Exercise directions →
Would you transcribe the whole listing exactly, minus its pictures?

Information supplied →

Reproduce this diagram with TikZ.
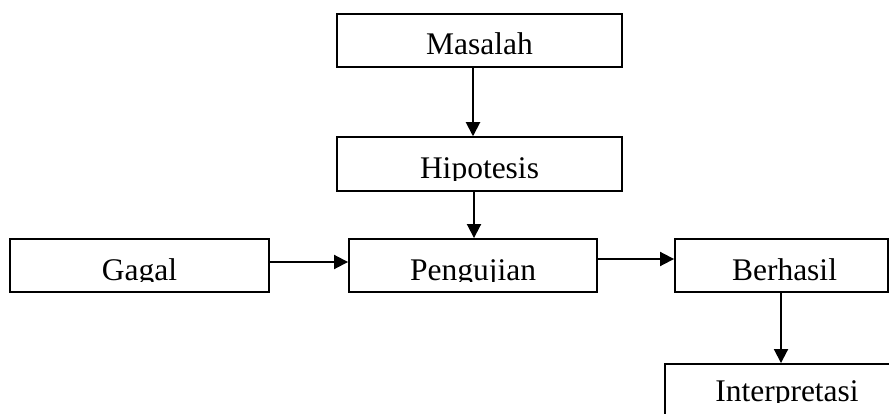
\documentclass[tikz,border=0pt]{standalone}
\usepackage{fontspec}
\setmainfont{Liberation Serif}
\usetikzlibrary{arrows.meta}
\begin{document}
\begin{tikzpicture}[x=1pt,y=-1pt,
  box/.style={draw,line width=1.9pt,rectangle,inner sep=0pt,minimum height=53pt},
  txt/.style={anchor=base,inner sep=0pt,font=\fontsize{31.5}{37}\selectfont},
  arr/.style={line width=1.9pt,-{Triangle[length=14pt,width=14pt]}}]
\useasboundingbox (0,0) rectangle (889,414);
\node[box,minimum width=285pt] (m) at (479.5,40.5) {};
\node[box,minimum width=285pt,minimum height=54pt] (h) at (479.5,164.2) {};
\node[box,minimum width=259pt] (g) at (139.5,265.5) {};
\node[box,minimum width=248pt] (p) at (473,265.5) {};
\node[box,minimum width=213pt] (b) at (781.5,265.5) {};
\node[box,minimum width=244pt] (i) at (787,390.5) {};
\begin{scope}
\clip (m.north west) rectangle ([yshift=12pt]m.south east);
\node[txt] (mt) at ([yshift=13.5pt]m.south) {Masalah};
\end{scope}
\begin{scope}
\clip (h.north west) rectangle ([yshift=12pt]h.south east);
\node[txt] (ht) at ([yshift=13.5pt]h.south) {Hipotesis};
\end{scope}
\begin{scope}
\clip (g.north west) rectangle ([yshift=11pt]g.south east);
\node[txt] (gt) at ([yshift=12.5pt]g.south) {Gagal};
\end{scope}
\begin{scope}
\clip (p.north west) rectangle ([yshift=11pt]p.south east);
\node[txt] (pt) at ([yshift=12.5pt]p.south) {Pengujian};
\end{scope}
\begin{scope}
\clip (b.north west) rectangle ([yshift=11pt]b.south east);
\node[txt] (bt) at ([xshift=3pt,yshift=12.5pt]b.south) {Berhasil};
\end{scope}
\begin{scope}
\clip (i.north west) rectangle ([yshift=15pt]i.south east);
\node[txt] (it) at ([yshift=16pt]i.south) {Interpretasi};
\end{scope}
\draw[arr] (m.south -| 473,0) -- (h.north -| 473,0);
\draw[arr] (h.south -| 474,0) -- (p.north -| 474,0);
\draw[arr] (g.east |- 0,262) -- (p.west |- 0,262);
\draw[arr] (p.east |- 0,259) -- (b.west |- 0,259);
\draw[arr] (b.south -| 781,0) -- (i.north -| 781,0);
\end{tikzpicture}
\end{document}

The completed task →
Reproduce this diagram with TikZ.
\documentclass[tikz,border=0pt]{standalone}
\usepackage{fontspec}
\setmainfont{Liberation Serif}
\usetikzlibrary{arrows.meta}
\begin{document}
\begin{tikzpicture}[x=1pt,y=-1pt,
  box/.style={draw,line width=1.9pt,rectangle,inner sep=0pt,minimum height=53pt},
  txt/.style={anchor=base,inner sep=0pt,font=\fontsize{31.5}{37}\selectfont},
  arr/.style={line width=1.9pt,-{Triangle[length=14pt,width=14pt]}}]
\useasboundingbox (0,0) rectangle (889,414);
\node[box,minimum width=285pt] (m) at (479.5,40.5) {};
\node[box,minimum width=285pt,minimum height=54pt] (h) at (479.5,164.2) {};
\node[box,minimum width=259pt] (g) at (139.5,265.5) {};
\node[box,minimum width=248pt] (p) at (473,265.5) {};
\node[box,minimum width=213pt] (b) at (781.5,265.5) {};
\node[box,minimum width=244pt] (i) at (787,390.5) {};
\begin{scope}
\clip (m.north west) rectangle ([yshift=12pt]m.south east);
\node[txt] (mt) at ([yshift=13.5pt]m.south) {Masalah};
\end{scope}
\begin{scope}
\clip (h.north west) rectangle ([yshift=12pt]h.south east);
\node[txt] (ht) at ([yshift=13.5pt]h.south) {Hipotesis};
\end{scope}
\begin{scope}
\clip (g.north west) rectangle ([yshift=11pt]g.south east);
\node[txt] (gt) at ([yshift=12.5pt]g.south) {Gagal};
\end{scope}
\begin{scope}
\clip (p.north west) rectangle ([yshift=11pt]p.south east);
\node[txt] (pt) at ([yshift=12.5pt]p.south) {Pengujian};
\end{scope}
\begin{scope}
\clip (b.north west) rectangle ([yshift=11pt]b.south east);
\node[txt] (bt) at ([xshift=3pt,yshift=12.5pt]b.south) {Berhasil};
\end{scope}
\begin{scope}
\clip (i.north west) rectangle ([yshift=15pt]i.south east);
\node[txt] (it) at ([yshift=16pt]i.south) {Interpretasi};
\end{scope}
\draw[arr] (m.south -| 473,0) -- (h.north -| 473,0);
\draw[arr] (h.south -| 474,0) -- (p.north -| 474,0);
\draw[arr] (g.east |- 0,262) -- (p.west |- 0,262);
\draw[arr] (p.east |- 0,259) -- (b.west |- 0,259);
\draw[arr] (b.south -| 781,0) -- (i.north -| 781,0);
\end{tikzpicture}
\end{document}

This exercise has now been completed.